InSilixa has developed a unique technology to create high-performance biosensor arrays using state-of-the-art CMOS (complementary metal-oxide-semiconductor) manufacturing processes. The devices based on this technology are generally referred to as CMOS biochips and can identify multiple targets including nucleic acids (DNA or RNA), peptides, or metabolites, in a massively parallel fashion (102 to 108 biosensors per biochip). CMOS biochips are highly integrated and include not only the molecular detection elements, but also all the analog sensor interface, data converter, and digital signal processing (DSP) components. This integration means that they do not require a bulky reader, scanner, delicate optics, or sophisticated microfluidics like conventional diagnostic instruments today. A CMOS biochip is truly a bio-analysis instrument-on-a-chip.

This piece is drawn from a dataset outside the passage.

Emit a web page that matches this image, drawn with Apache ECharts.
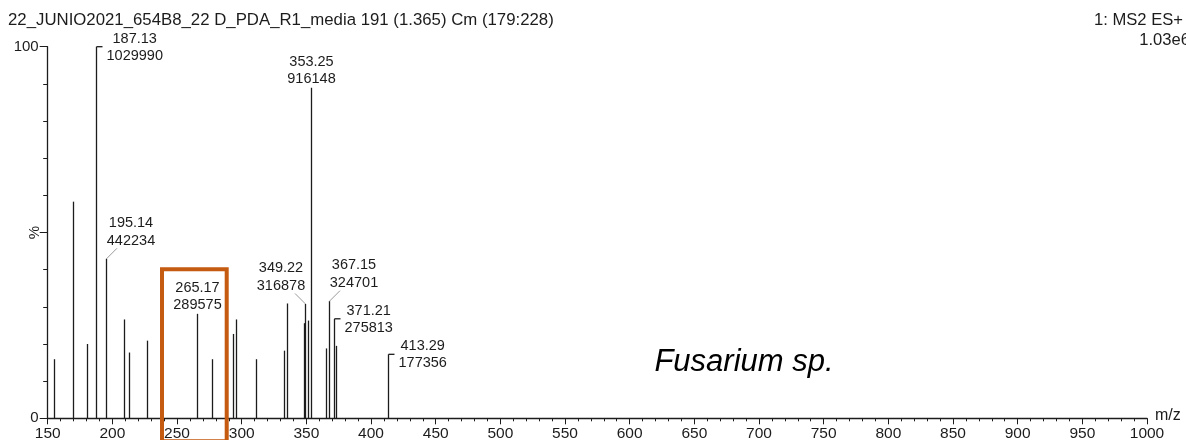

As shown in this figure, our solution includes a CMOS chip manufactured at a high volume semiconductor wafer fabrication facility before being uniquely packaged to accommodate fluidics, sample interfacing, and digital input/output (I/O).

InSilixa’s team has been developing this technology for more than a decade and has established partnerships with the largest silicon foundries and semiconductor packaging companies in the world. The outcome of all these efforts is a high-performance bio-analysis product applicable to many areas of genomics and proteomics with cost efficiency, manufacturing scalability, and the robustness that one expects generally of consumer electronics devices.

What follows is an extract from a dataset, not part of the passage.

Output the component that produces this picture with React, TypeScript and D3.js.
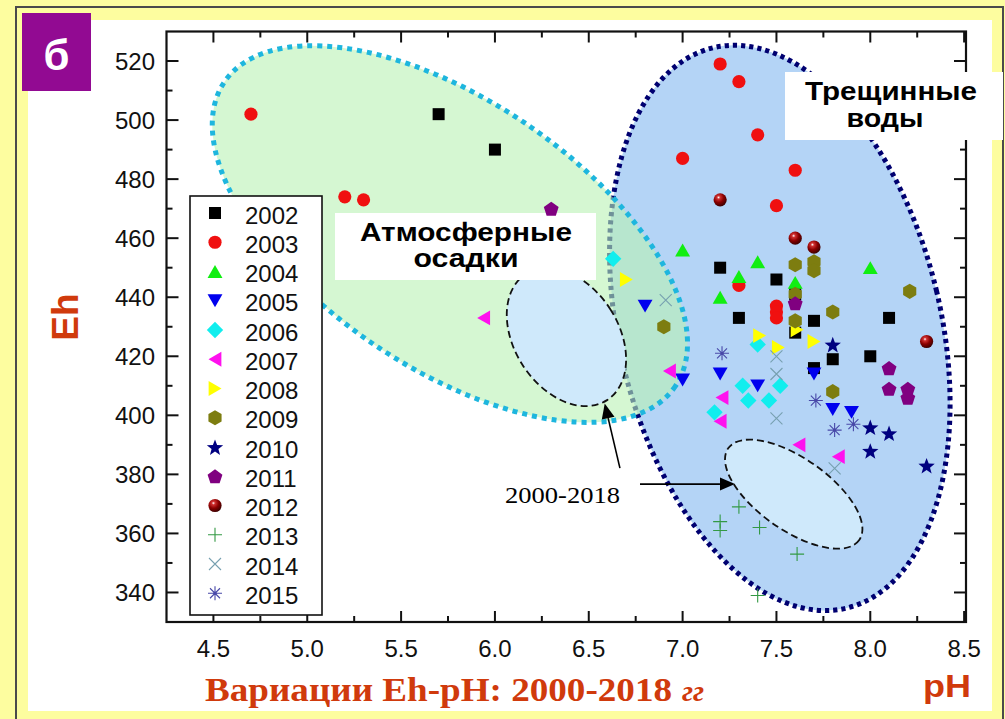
import React from 'react';
import * as d3 from 'd3';

const W = 1005;
const H = 719;

// годы наблюдений (легенда)
const years = ['2002', '2003', '2004', '2005', '2006', '2007', '2008', '2009', '2010', '2011', '2012', '2013', '2014', '2015'];

// точки [pH, Eh] по годам
const s2002: [number, number][] = [[5.7, 502], [6.0, 490], [7.2, 450], [7.5, 446], [7.3, 433], [7.6, 441], [7.6, 428], [7.7, 432], [7.8, 419], [8.0, 420], [8.1, 433], [7.7, 416]];
const s2003: [number, number][] = [[4.7, 502], [5.2, 474], [5.3, 473], [7.2, 519], [7.3, 513], [7.4, 495], [7.0, 487], [7.6, 483], [7.5, 471], [7.3, 444], [7.5, 437], [7.5, 435], [7.5, 433]];
const s2004: [number, number][] = [[7.0, 456], [7.4, 452], [7.3, 447], [7.2, 440], [7.6, 445], [8.0, 450]];
const s2005: [number, number][] = [[6.8, 437], [7.0, 412], [7.2, 414], [7.4, 410], [7.7, 414], [7.8, 402], [7.9, 401]];
const s2006: [number, number][] = [[6.63, 453], [7.32, 410], [7.52, 410], [7.35, 405], [7.46, 405], [7.4, 424], [7.17, 401]];
const s2007: [number, number][] = [[5.94, 433], [6.93, 415], [7.21, 406], [7.2, 398], [7.62, 390], [7.83, 386]];
const s2008: [number, number][] = [[6.7, 446], [7.41, 427], [7.51, 423], [7.61, 429], [7.7, 425]];
const s2009: [number, number][] = [[6.9, 430], [7.6, 451], [7.7, 452], [7.7, 449], [8.21, 442], [7.8, 435], [7.6, 441], [7.6, 432], [7.8, 408]];
const s2010: [number, number][] = [[7.8, 424], [8.0, 396], [8.1, 394], [8.0, 388], [8.3, 383]];
const s2011: [number, number][] = [[6.3, 470], [7.6, 438], [8.1, 416], [8.1, 409], [8.2, 409], [8.2, 406]];
const s2012: [number, number][] = [[7.6, 460], [7.7, 457], [7.2, 473], [8.3, 425]];
const s2013: [number, number][] = [[7.3, 369], [7.2, 364], [7.2, 361], [7.41, 362], [7.61, 353], [7.4, 339]];
const s2014: [number, number][] = [[6.91, 439], [7.5, 420], [7.5, 414], [7.5, 399], [7.81, 382]];
const s2015: [number, number][] = [[7.21, 421], [7.71, 405], [7.81, 395], [7.91, 397]];

const series = [s2002, s2003, s2004, s2005, s2006, s2007, s2008, s2009, s2010, s2011, s2012, s2013, s2014, s2015];

// оси
const xTicks = [4.5, 5.0, 5.5, 6.0, 6.5, 7.0, 7.5, 8.0, 8.5];
const xTickLabels = ['4.5', '5.0', '5.5', '6.0', '6.5', '7.0', '7.5', '8.0', '8.5'];
const yTicks = [340, 360, 380, 400, 420, 440, 460, 480, 500, 520];
const yTickLabels = ['340', '360', '380', '400', '420', '440', '460', '480', '500', '520'];

const markerStyle = [
  { shape: 'square', color: '#000000' },
  { shape: 'circle', color: '#f01010' },
  { shape: 'triUp', color: '#11ee11' },
  { shape: 'triDown', color: '#0000ee' },
  { shape: 'diamond', color: '#11eeee' },
  { shape: 'triLeft', color: '#ff11ee' },
  { shape: 'triRight', color: '#ffff00' },
  { shape: 'hexagon', color: '#7d7d10' },
  { shape: 'star', color: '#000080' },
  { shape: 'pentagon', color: '#800080' },
  { shape: 'sphere', color: '#800000' },
  { shape: 'plus', color: '#339944' },
  { shape: 'times', color: '#77a0b0' },
  { shape: 'asterisk', color: '#4848a8' },
];

const x = d3.scaleLinear().domain([4.25, 8.51]).range([166.5, 966]);
const y = d3.scaleLinear().domain([330, 530]).range([622, 31.5]);

const sans = 'Liberation Sans, Arial, sans-serif';
const serif = 'Liberation Serif, Times New Roman, serif';
const red = '#d03a0c';

function poly(n: number, r: number, rot: number, dx = 0, dy = 0) {
  const pts = d3.range(n).map((i) => {
    const a = ((rot + (i * 360) / n) * Math.PI) / 180;
    return [dx + r * Math.sin(a), dy - r * Math.cos(a)];
  });
  return 'M' + pts.map((p) => p[0].toFixed(2) + ',' + p[1].toFixed(2)).join('L') + 'Z';
}

function starPath(ro: number, ri: number) {
  const pts = d3.range(10).map((i) => {
    const a = (i * 36 * Math.PI) / 180;
    const r = i % 2 === 0 ? ro : ri;
    return [r * Math.sin(a), -r * Math.cos(a) + 1];
  });
  return 'M' + pts.map((p) => p[0].toFixed(2) + ',' + p[1].toFixed(2)).join('L') + 'Z';
}

function Marker({ shape, color, cx, cy }: { shape: string; color: string; cx: number; cy: number }) {
  const t = `translate(${cx},${cy})`;
  switch (shape) {
    case 'square':
      return <rect x={cx - 6} y={cy - 6} width={12} height={12} fill={color} />;
    case 'circle':
      return <circle cx={cx} cy={cy} r={6.6} fill={color} />;
    case 'sphere':
      return <circle cx={cx} cy={cy} r={6.6} fill="url(#sphere)" />;
    case 'triUp':
      return <path transform={t} d={poly(3, 8.6, 0, 0, 2.1)} fill={color} />;
    case 'triDown':
      return <path transform={t} d={poly(3, 8.6, 180, 0, -2.1)} fill={color} />;
    case 'triLeft':
      return <path transform={t} d={poly(3, 8.6, 270, 2.1, 0)} fill={color} />;
    case 'triRight':
      return <path transform={t} d={poly(3, 8.6, 90, -2.1, 0)} fill={color} />;
    case 'diamond':
      return <path transform={t} d={poly(4, 8.2, 0)} fill={color} />;
    case 'hexagon':
      return <path transform={t} d={poly(6, 7.6, 0)} fill={color} />;
    case 'pentagon':
      return <path transform={t} d={poly(5, 7.8, 0, 0, 0.8)} fill={color} />;
    case 'star':
      return <path transform={t} d={starPath(8.6, 3.6)} fill={color} />;
    case 'plus':
      return <path transform={t} d="M-7,0H7M0,-7V7" stroke={color} strokeWidth={1.1} fill="none" />;
    case 'times':
      return <path transform={t} d="M-6,-6L6,6M-6,6L6,-6" stroke={color} strokeWidth={1.1} fill="none" />;
    case 'asterisk':
      return (
        <g transform={t} stroke={color} strokeWidth={1.1} fill="none">
          <path d="M-7,0H7M0,-7V7M-5,-5L5,5M-5,5L5,-5" />
          <circle r={1.5} fill={color} stroke="none" />
        </g>
      );
    default:
      return null;
  }
}

// оболочки групп (центр в единицах pH/Eh, полуоси в пикселях)
const zones = [
  { name: 'fracture', c: [7.518, 429.6], rx: 161, ry: 288, rot: -13.4 },
  { name: 'atmo', c: [5.76, 461.4], rx: 272, ry: 134, rot: 34 },
  { name: 'core1', c: [6.381, 426.5], rx: 52, ry: 75, rot: -32.8 },
  { name: 'core2', c: [7.592, 373.3], rx: 80, ry: 36, rot: 35 },
];

// стрелки к ядрам 2000-2018
const arrows = [
  { from: [6.666, 382.1], to: [6.585, 404.0] },
  { from: [6.773, 376.7], to: [7.279, 376.7] },
];

function Arrow({ x1, y1, x2, y2 }: { x1: number; y1: number; x2: number; y2: number }) {
  const ang = Math.atan2(y2 - y1, x2 - x1);
  const L = 15;
  const hw = 6.5;
  const bx = x2 - L * Math.cos(ang);
  const by = y2 - L * Math.sin(ang);
  const px = -Math.sin(ang) * hw;
  const py = Math.cos(ang) * hw;
  return (
    <g>
      <line x1={x1} y1={y1} x2={bx} y2={by} stroke="#000" strokeWidth={1.6} />
      <path d={`M${x2},${y2}L${bx + px},${by + py}L${bx - px},${by - py}Z`} fill="#000" />
    </g>
  );
}

function ellipseEl(z: typeof zones[number], props: any) {
  const cx = x(z.c[0]);
  const cy = y(z.c[1]);
  return <ellipse cx={cx} cy={cy} rx={z.rx} ry={z.ry} transform={`rotate(${z.rot},${cx},${cy})`} {...props} />;
}

export default function App() {
  const x0 = x.range()[0];
  const x1 = x.range()[1];
  const y0 = y.range()[1];
  const y1 = y.range()[0];
  const xMinor = d3.range(4.75, 8.5, 0.5);
  const yMinor = d3.range(350, 530, 20);
  const legY = (i: number) => 213 + i * 29.25;

  return (
    <div style={{ position: 'absolute', left: 0, top: 0 }}>
      <svg width={W} height={H} style={{ display: 'block' }}>
        <defs>
          <radialGradient id="sphere" cx="38%" cy="32%" r="70%">
            <stop offset="0%" stopColor="#ffffff" />
            <stop offset="18%" stopColor="#d03030" />
            <stop offset="55%" stopColor="#8a0000" />
            <stop offset="100%" stopColor="#3a0000" />
          </radialGradient>
          <clipPath id="plotClip">
            <rect x={x0} y={y0} width={x1 - x0} height={y1 - y0} />
          </clipPath>
        </defs>

        {/* фон слайда */}
        <rect x={0} y={0} width={W} height={H} fill="#fdfd9f" />
        <rect x={16} y={7} width={987} height={730} fill="none" stroke="#4a4a4a" strokeWidth={2} />
        <rect x={28} y={20} width={964} height={691} fill="#ffffff" />

        {/* зоны */}
        {ellipseEl(zones[0], { fill: '#b4d4f6', stroke: '#000070', strokeWidth: 5, strokeDasharray: '4.2 4' })}
        {ellipseEl(zones[1], { fill: '#b9f2b4', fillOpacity: 0.6, stroke: 'none' })}
        {ellipseEl(zones[1], { fill: 'none', stroke: '#1eb6de', strokeWidth: 5, strokeDasharray: '5 5' })}
        {ellipseEl(zones[2], { fill: '#cfe9fb', stroke: '#111', strokeWidth: 1.8, strokeDasharray: '7 4' })}
        {ellipseEl(zones[3], { fill: '#cfe9fb', stroke: '#111', strokeWidth: 1.8, strokeDasharray: '7 4' })}

        {/* рамка и деления */}
        <rect x={x0} y={y0} width={x1 - x0} height={y1 - y0} fill="none" stroke="#111" strokeWidth={2.2} />
        <g stroke="#111" strokeWidth={2}>
          {xTicks.map((v) => (
            <g key={'xt' + v}>
              <line x1={x(v)} x2={x(v)} y1={y1} y2={y1 - 11} />
              <line x1={x(v)} x2={x(v)} y1={y0} y2={y0 + 11} />
            </g>
          ))}
          {xMinor.map((v) => (
            <g key={'xm' + v}>
              <line x1={x(v)} x2={x(v)} y1={y1} y2={y1 - 6} />
              <line x1={x(v)} x2={x(v)} y1={y0} y2={y0 + 6} />
            </g>
          ))}
          {yTicks.map((v) => (
            <g key={'yt' + v}>
              <line x1={x0} x2={x0 + 12} y1={y(v)} y2={y(v)} />
              <line x1={x1} x2={x1 - 12} y1={y(v)} y2={y(v)} />
            </g>
          ))}
          {yMinor.map((v) => (
            <g key={'ym' + v}>
              <line x1={x0} x2={x0 + 6} y1={y(v)} y2={y(v)} />
              <line x1={x1} x2={x1 - 6} y1={y(v)} y2={y(v)} />
            </g>
          ))}
        </g>
        <g fontFamily={sans} fontSize={24} fill="#111">
          {xTicks.map((v, i) => (
            <text key={'xl' + v} x={x(v)} y={y1 + 35} textAnchor="middle">
              {xTickLabels[i]}
            </text>
          ))}
          {yTicks.map((v, i) => (
            <text key={'yl' + v} x={155} y={y(v) + 8.5} textAnchor="end">
              {yTickLabels[i]}
            </text>
          ))}
        </g>

        {/* подписи зон */}
        <rect x={335} y={213} width={261} height={67} fill="#ffffff" />
        <g fontFamily={sans} fontSize={25} fontWeight="bold" fill="#000" textAnchor="middle">
          <text x={466} y={240.5} textLength={212} lengthAdjust="spacingAndGlyphs">Атмосферные</text>
          <text x={466} y={267} textLength={105} lengthAdjust="spacingAndGlyphs">осадки</text>
        </g>
        <rect x={785} y={72} width={218} height={68} fill="#ffffff" />
        <g fontFamily={sans} fontSize={25} fontWeight="bold" fill="#000" textAnchor="middle">
          <text x={891} y={100} textLength={172} lengthAdjust="spacingAndGlyphs">Трещинные</text>
          <text x={885} y={126.5} textLength={77} lengthAdjust="spacingAndGlyphs">воды</text>
        </g>

        {/* точки */}
        {series.map((s, si) =>
          s.map((d, j) => (
            <Marker key={si + '-' + j} shape={markerStyle[si].shape} color={markerStyle[si].color} cx={x(d[0])} cy={y(d[1])} />
          ))
        )}

        {/* стрелки */}
        {arrows.map((a, i) => (
          <Arrow key={'ar' + i} x1={x(a.from[0])} y1={y(a.from[1])} x2={x(a.to[0])} y2={y(a.to[1])} />
        ))}
        <text x={505} y={503} fontFamily={serif} fontSize={24} textLength={115} lengthAdjust="spacingAndGlyphs" fill="#000">
          2000-2018
        </text>

        {/* легенда */}
        <rect x={190} y={196} width={132} height={419} fill="#ffffff" stroke="#111" strokeWidth={1.6} />
        {years.map((yr, i) => (
          <g key={'lg' + yr}>
            <Marker shape={markerStyle[i].shape} color={markerStyle[i].color} cx={215} cy={legY(i)} />
            <text x={245} y={legY(i) + 10.5} fontFamily={sans} fontSize={24} fill="#111">
              {yr}
            </text>
          </g>
        ))}

        {/* метка панели */}
        <rect x={22} y={13} width={69} height={78} fill="#920a92" />
        <text x={56.5} y={70} textAnchor="middle" fontFamily={sans} fontWeight="bold" fontSize={42} fill="#ffffff">
          б
        </text>

        {/* подписи осей */}
        <text transform="translate(78,317) rotate(-90)" textAnchor="middle" fontFamily={sans} fontWeight="bold" fontSize={37} fill={red}>
          Eh
        </text>
        <text x={923} y={697} fontFamily={sans} fontWeight="bold" fontSize={31} fill={red} textLength={48} lengthAdjust="spacingAndGlyphs">
          pH
        </text>
        <text x={205} y={700.5} fontFamily={serif} fontWeight="bold" fontSize={34} fill={red} textLength={467} lengthAdjust="spacingAndGlyphs">
          Вариации Eh-pH: 2000-2018
        </text>
        <text x={682} y={700.5} fontFamily={serif} fontWeight="bold" fontStyle="italic" fontSize={30} fill={red}>
          гг
        </text>
      </svg>
    </div>
  );
}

One of the unique attributes of InSilixa’s CMOS biochips is the diverse functionality of their biosensor “pixels”, which are basically the elements within the densely packed arrays. As exemplified in the figure here, the pixels include a molecular detection element (e.g., oligonucleotide probes in DNA hybridization arrays, or ion-selective SAMs in sequence-by-synthesis arrays) on the surface, a dedicated transducer element (e.g., photodiode, or an active electrode), and an electronic sensor interface circuitry. Moreover, elements of a temperature control system are also placed inside every pixel to accurately adjust the temperature of the array from room temperature to 100°C.

Depending on the biological application, InSilixa can easily tailor every feature of the individual pixels to meet the assay. More than 10 generations of CMOS biochips have been designed, manufactured, and successfully tested so far.


From a system integration point of view, it is straightforward to adopt CMOS biochips for most genomic and proteomic diagnostic applications as they can accommodate both flow-through and closed-tube assays within a huge temperature range. Typical examples are NextGen sequence-by-synthesis array or nucleic acid amplification testing (NAAT) assays. The integrated sensors and packages are also by design “PCR-compatible” and can perform fast temperature cycling without seal breakage or bubble formation.

Independent of the application or the assay procedure, the data from every pixel can be acquired in real time with a programmable rate between 0.01 Hz to 50 Hz. These datasets are acquired in parallel using a standard serial peripheral interface (SPI) protocol and are analyzed using InSilixa’s signal processing and sequence identification software packages.